● **Exercise aim**: Below is a listing; write it out exactly and drop any images from it.

● **Input**:

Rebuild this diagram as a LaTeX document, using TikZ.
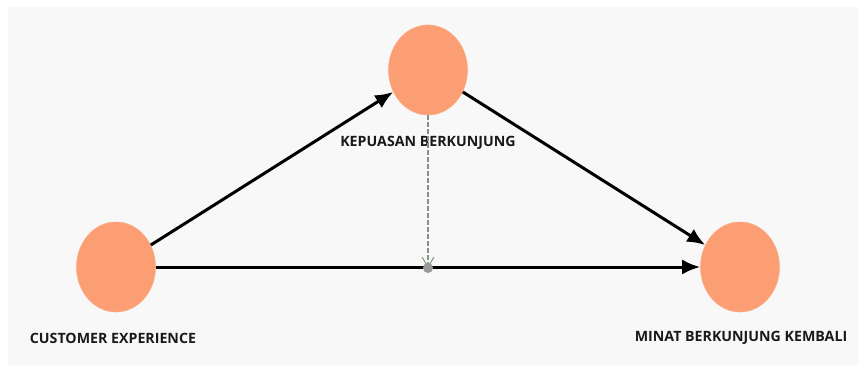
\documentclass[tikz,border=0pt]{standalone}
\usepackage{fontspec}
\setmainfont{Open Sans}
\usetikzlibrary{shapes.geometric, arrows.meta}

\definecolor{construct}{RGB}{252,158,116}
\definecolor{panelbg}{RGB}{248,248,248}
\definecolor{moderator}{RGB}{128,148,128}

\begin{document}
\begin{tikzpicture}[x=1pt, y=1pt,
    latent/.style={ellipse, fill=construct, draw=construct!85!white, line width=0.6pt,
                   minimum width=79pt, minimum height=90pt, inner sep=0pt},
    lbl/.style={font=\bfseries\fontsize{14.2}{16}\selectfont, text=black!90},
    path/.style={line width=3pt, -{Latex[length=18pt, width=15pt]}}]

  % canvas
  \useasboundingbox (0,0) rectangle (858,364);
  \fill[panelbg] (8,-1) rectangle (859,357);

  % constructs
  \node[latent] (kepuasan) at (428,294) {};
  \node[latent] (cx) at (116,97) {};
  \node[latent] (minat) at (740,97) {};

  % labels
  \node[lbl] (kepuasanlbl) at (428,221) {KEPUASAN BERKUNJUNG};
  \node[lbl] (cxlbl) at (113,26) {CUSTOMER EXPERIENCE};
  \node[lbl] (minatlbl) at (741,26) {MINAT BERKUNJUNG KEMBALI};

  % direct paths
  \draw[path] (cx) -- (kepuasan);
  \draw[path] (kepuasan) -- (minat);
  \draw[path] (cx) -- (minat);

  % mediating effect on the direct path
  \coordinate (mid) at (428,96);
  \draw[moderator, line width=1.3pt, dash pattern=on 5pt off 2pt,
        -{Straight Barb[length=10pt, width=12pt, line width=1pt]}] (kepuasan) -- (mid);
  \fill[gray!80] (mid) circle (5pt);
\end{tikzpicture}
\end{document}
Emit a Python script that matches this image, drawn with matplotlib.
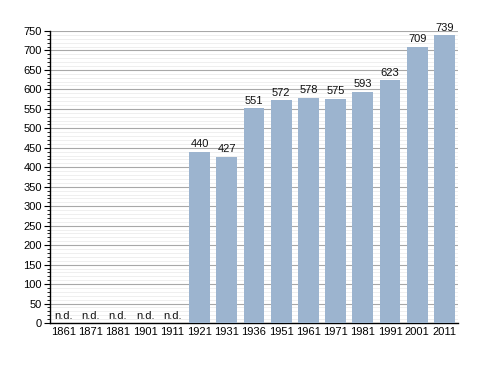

● **Worked solution**:
Rebuild this diagram as a LaTeX document, using TikZ.
\documentclass[tikz,border=0pt]{standalone}
\usepackage{fontspec}
\setmainfont{Open Sans}
\usetikzlibrary{shapes.geometric, arrows.meta}

\definecolor{construct}{RGB}{252,158,116}
\definecolor{panelbg}{RGB}{248,248,248}
\definecolor{moderator}{RGB}{128,148,128}

\begin{document}
\begin{tikzpicture}[x=1pt, y=1pt,
    latent/.style={ellipse, fill=construct, draw=construct!85!white, line width=0.6pt,
                   minimum width=79pt, minimum height=90pt, inner sep=0pt},
    lbl/.style={font=\bfseries\fontsize{14.2}{16}\selectfont, text=black!90},
    path/.style={line width=3pt, -{Latex[length=18pt, width=15pt]}}]

  % canvas
  \useasboundingbox (0,0) rectangle (858,364);
  \fill[panelbg] (8,-1) rectangle (859,357);

  % constructs
  \node[latent] (kepuasan) at (428,294) {};
  \node[latent] (cx) at (116,97) {};
  \node[latent] (minat) at (740,97) {};

  % labels
  \node[lbl] (kepuasanlbl) at (428,221) {KEPUASAN BERKUNJUNG};
  \node[lbl] (cxlbl) at (113,26) {CUSTOMER EXPERIENCE};
  \node[lbl] (minatlbl) at (741,26) {MINAT BERKUNJUNG KEMBALI};

  % direct paths
  \draw[path] (cx) -- (kepuasan);
  \draw[path] (kepuasan) -- (minat);
  \draw[path] (cx) -- (minat);

  % mediating effect on the direct path
  \coordinate (mid) at (428,96);
  \draw[moderator, line width=1.3pt, dash pattern=on 5pt off 2pt,
        -{Straight Barb[length=10pt, width=12pt, line width=1pt]}] (kepuasan) -- (mid);
  \fill[gray!80] (mid) circle (5pt);
\end{tikzpicture}
\end{document}
Emit a Python script that matches this image, drawn with matplotlib.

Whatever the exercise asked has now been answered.